Lucy: The most difficult thing of all is that I feel pulled in two directions. On one hand I see the great advantages of such rigid discipline. It means that a teacher can start teaching the minute the lesson begins, but on the other I’m finding it really hard to toe the line. In this I’m not alone.
Basil: I do feel regret because the dream is still in me – there were too few bright spots.
[Basil, a former TV Producer, is one of the 46 other people that Lucy lured onto the Now Teach Scheme. He’s been training to be an English teacher at a different school nearby, but now he emails to say he’s dropping out. When Lucy sees him, he has become bruised by a system he doesn’t quite fit into.]
Basil: How in that format do you have the chance to make the children want to learn and understand maths because they relate to you, they’re inspired by your personality – because you see, I think you in the classroom, I would see you as an incredibly inspiring teacher. How much do your pupils know who you are and how much of your personality has been able to motivate and be the engine of your teaching?
Lucy: This is the absolutely central thing and I think it’s part of my egotism that I wanted it to be that way.
Basil: No, it’s not – it’s the reason you’re going into teaching.
Lucy: I thought it was, but you see I feel that actually in the way that it is taught I am less good because of my personality.
Basil: That’s because the system is wrong.
Lucy: It’s not that the system is wrong – it’s because that particular thing doesn’t use what I think I’m good at.
Basil: But it is wrong, because you are a teacher – you need that bit of you and everybody whoever inspired us – we all talked about teachers who inspired us – it was their personalities.

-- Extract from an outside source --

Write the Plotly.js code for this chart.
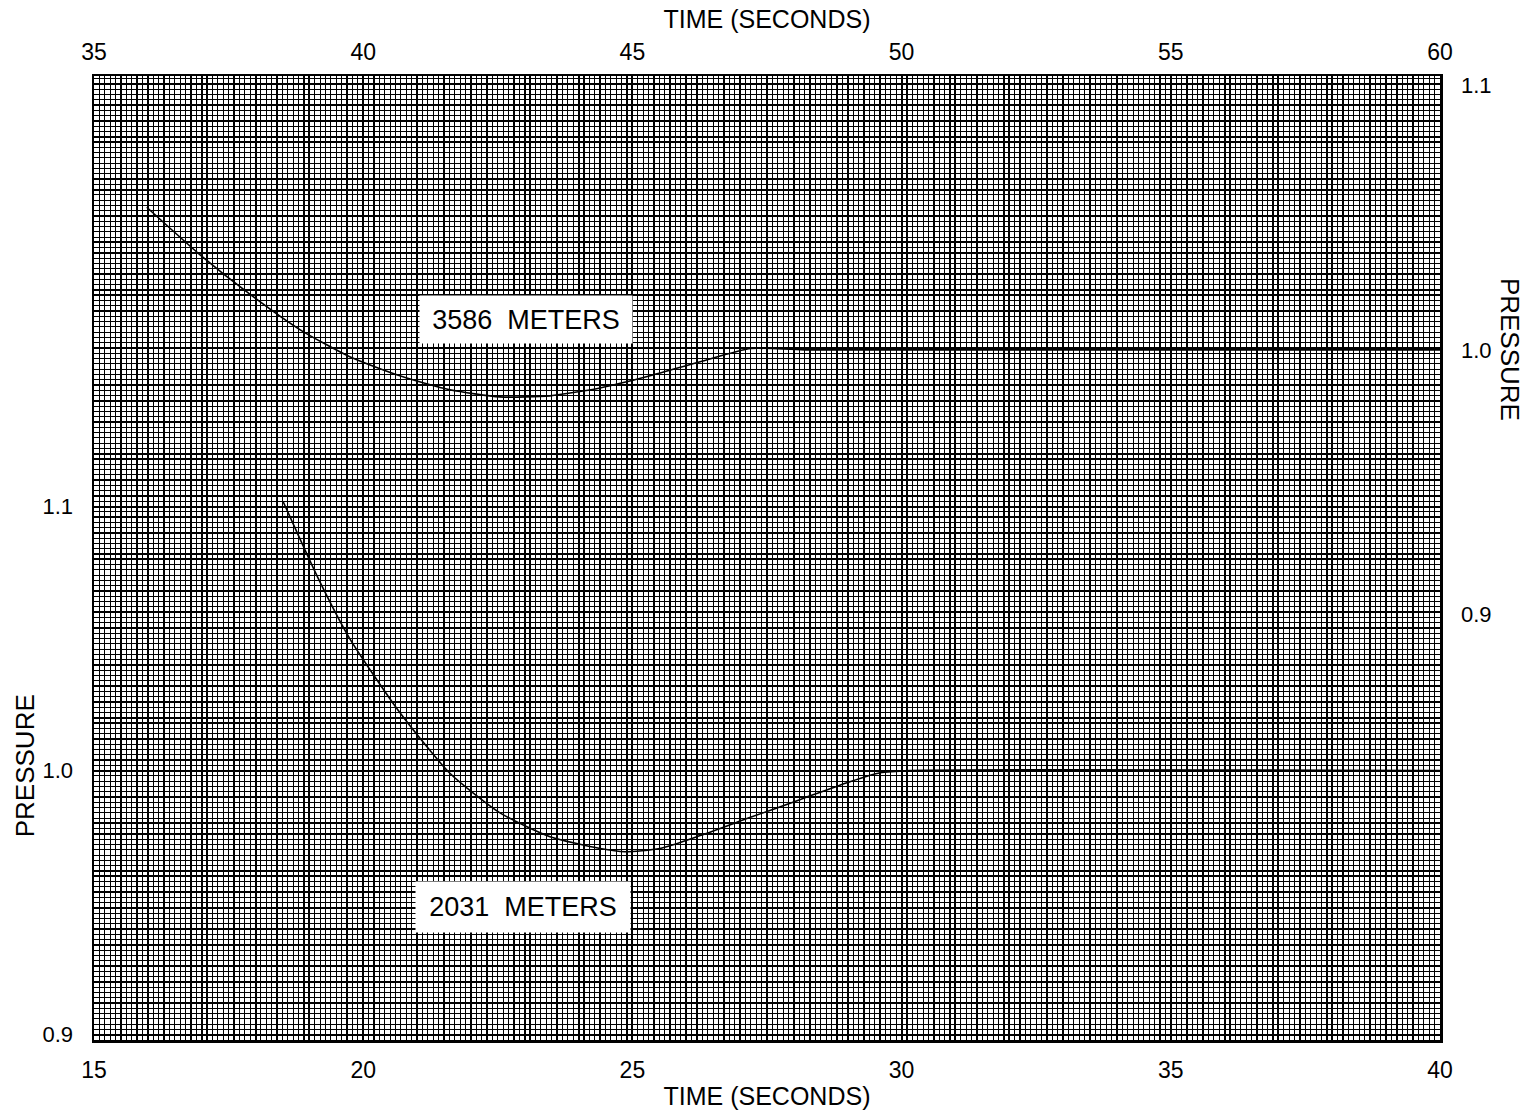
<!DOCTYPE html>
<html>
<head>
<meta charset="utf-8">
<script src="https://cdn.plot.ly/plotly-3.0.1.min.js"></script>
<style>html,body{margin:0;padding:0;background:#fff;}#chart{width:1534px;height:1119px;}</style>
</head>
<body>
<div id="chart"></div>
<script>
// ---- data ----
// 2031 m record: bottom time axis (15-40 s), left pressure axis
const time2031 = [18.51, 19.16, 19.75, 20.68, 21.61, 22.54, 23.47, 24.40, 24.86, 25.51, 26.26, 27.18, 28.11, 29.04, 29.60, 30.16, 40.0];
const pressure2031 = [1.102, 1.073, 1.050, 1.022, 0.999, 0.984, 0.975, 0.9705, 0.9693, 0.9705, 0.9754, 0.9822, 0.9890, 0.9958, 0.9992, 1.000, 1.000];
// 3586 m record: top time axis (35-60 s), right pressure axis
const time3586 = [35.98, 36.97, 37.90, 38.83, 39.75, 40.68, 41.61, 42.54, 43.47, 44.40, 45.33, 46.26, 47.20, 48.2, 60.0];
const pressure3586 = [1.054, 1.036, 1.021, 1.0076, 0.9974, 0.9902, 0.9849, 0.9822, 0.9826, 0.9856, 0.9902, 0.9955, 1.0005, 1.000, 1.000];

const bottomTimeTicks = [15, 20, 25, 30, 35, 40];
const bottomTimeLabels = ['15', '20', '25', '30', '35', '40'];
const topTimeTicks = [35, 40, 45, 50, 55, 60];
const topTimeLabels = ['35', '40', '45', '50', '55', '60'];
const leftPressureTicks = [0.9, 1.0, 1.1];
const leftPressureLabels = ['0.9', '1.0', '1.1'];
const rightPressureTicks = [0.9, 1.0, 1.1];
const rightPressureLabels = ['0.9', '1.0', '1.1'];
const curveLabels = ['3586  METERS', '2031  METERS'];
const axisTitles = {time: 'TIME (SECONDS)', pressure: 'PRESSURE'};

// ---- grid-paper tick tables built from the label arrays ----
function buildTicks(lo, hi, step, ticks, labels) {
  const vals = [], text = [];
  const n = Math.round((hi - lo) / step);
  for (let i = 0; i <= n; i++) {
    const v = +(lo + i * step).toFixed(4);
    vals.push(v);
    const k = ticks.findIndex(t => Math.abs(t - v) < 1e-6);
    text.push(k >= 0 ? labels[k] : '');
  }
  return {vals, text};
}
const xGrid = buildTicks(15, 40, 1, bottomTimeTicks, bottomTimeLabels);
const yGrid = buildTicks(0.9, 1.26, 0.02, leftPressureTicks, leftPressureLabels);

const FONT = 'Liberation Sans, Arial, sans-serif';

const traces = [
  {x: time2031, y: pressure2031, xaxis: 'x', yaxis: 'y', mode: 'lines', name: '2031 METERS',
   line: {color: '#000', width: 1.6, shape: 'spline', smoothing: 0.6}, hoverinfo: 'x+y'},
  {x: time3586, y: pressure3586, xaxis: 'x2', yaxis: 'y2', mode: 'lines', name: '3586 METERS',
   line: {color: '#000', width: 1.6, shape: 'spline', smoothing: 0.6}, hoverinfo: 'x+y'}
];

const layout = {
  width: 1534, height: 1119,
  margin: {l: 94, r: 94, t: 76, b: 79, pad: 0},
  paper_bgcolor: '#fff', plot_bgcolor: '#fff',
  showlegend: false,
  font: {family: FONT, color: '#000', size: 22},
  xaxis: {
    range: [15, 40], tickmode: 'array', tickvals: xGrid.vals, ticktext: xGrid.text,
    ticks: '', showgrid: true, gridcolor: '#000', gridwidth: 2, zeroline: false,
    minor: {tickmode: 'linear', tick0: 15, dtick: 0.1, showgrid: true, gridcolor: '#000', gridwidth: 1.2, ticks: ''},
    showline: true, linecolor: '#000', linewidth: 2.5,
    tickfont: {size: 23, family: FONT}, ticklabelstandoff: 8,
    title: {text: axisTitles.time, font: {size: 25, family: FONT}, standoff: 6},
    fixedrange: true
  },
  xaxis2: {
    overlaying: 'x', side: 'top', anchor: 'y', range: [35, 60],
    tickmode: 'array', tickvals: topTimeTicks, ticktext: topTimeLabels,
    ticks: '', showgrid: false, zeroline: false,
    showline: true, linecolor: '#000', linewidth: 2.5,
    tickfont: {size: 23, family: FONT}, ticklabelstandoff: 4,
    title: {text: axisTitles.time, font: {size: 25, family: FONT}, standoff: 4},
    fixedrange: true
  },
  yaxis: {
    range: [0.898, 1.263], tickmode: 'array', tickvals: yGrid.vals, ticktext: yGrid.text,
    ticks: '', showgrid: true, gridcolor: '#000', gridwidth: 2, zeroline: false,
    minor: {tickmode: 'linear', tick0: 0.9, dtick: 0.002, showgrid: true, gridcolor: '#000', gridwidth: 1.2, ticks: ''},
    showline: true, linecolor: '#000', linewidth: 2.5,
    tickfont: {size: 22, family: FONT}, ticklabelstandoff: 14,
    fixedrange: true
  },
  yaxis2: {
    overlaying: 'y', side: 'right', anchor: 'x', range: [0.7387, 1.1037],
    tickmode: 'array', tickvals: rightPressureTicks, ticktext: rightPressureLabels,
    ticks: '', showgrid: false, zeroline: false,
    showline: true, linecolor: '#000', linewidth: 2.5,
    tickfont: {size: 22, family: FONT}, ticklabelstandoff: 14,
    fixedrange: true
  },
  annotations: [
    {text: axisTitles.pressure, xref: 'paper', yref: 'y', x: -0.0513, y: 1.002, textangle: -90,
     showarrow: false, xanchor: 'center', yanchor: 'middle', font: {size: 26, family: FONT}},
    {text: axisTitles.pressure, xref: 'paper', yref: 'y2', x: 1.052, y: 1.0, textangle: 90,
     showarrow: false, xanchor: 'center', yanchor: 'middle', font: {size: 26, family: FONT}},
    {text: curveLabels[0], xref: 'paper', yref: 'paper', x: 0.321, y: 0.747,
     showarrow: false, xanchor: 'center', yanchor: 'middle', bgcolor: '#fff',
     width: 196, height: 31, borderpad: 8, font: {size: 27, family: FONT}},
    {text: curveLabels[1], xref: 'paper', yref: 'paper', x: 0.3187, y: 0.138,
     showarrow: false, xanchor: 'center', yanchor: 'middle', bgcolor: '#fff',
     width: 198, height: 34, borderpad: 8, font: {size: 27, family: FONT}}
  ]
};

Plotly.newPlot('chart', traces, layout, {staticPlot: true, displayModeBar: false});
</script>
</body>
</html>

[Like everyone on the Now Teach programme, Basil has had a long and high powered career doing other things. All have been paid to have opinions and to be individualists and it’s that, not their age that seems to be the sticking point.]
Basil: You now go to schools where if every teacher hasn’t bought into the ethos down to the smallest degree you are regarded as undermining the system and fatally undermining your fellow teachers – and this means [undermining] the personalities that were part of the richness and diversity, the pluralism of what schools should be. It’s robot time. And you aren’t a robot.
Lucy: No and I’m very bad at being a robot.
Basil: And you shouldn’t be.
Lucy: That’s sweet and I think it’s partly true, but I think I went into it with what you’ve described as a sort of charisma view of teaching, really that you can just teach through charisma. I’m now much more dubious about that.
Basil: Well, I think you’ve been indoctrinated.
Lucy: Well maybe I’ve been indoctrinated, but equally it’s not about what I tell the class. It’s about how much of that they retain and understanding how that works.
Basil: Absolutely true and I completely agree with that. If you don’t find an outlet for you being recognisable Lucy Kellaway, your sense of humour and your warmth, being motivated, the engine to the maths, if you don’t find that, then it will be hopeless and you’ll cry yourself to sleep every night.
For me this discussion raises the dilemma that thinking teachers must face every day. Do they aim to educate children to fit into the system? Do they educate themselves to fit into the system? Or do they challenge the system and aim to educate children to so the same? Is it possible to do both?
And finally, I wonder if Lucy Kellaway’s teacher training programme, Now Teach, includes studying educational philosophers such as John Dewey.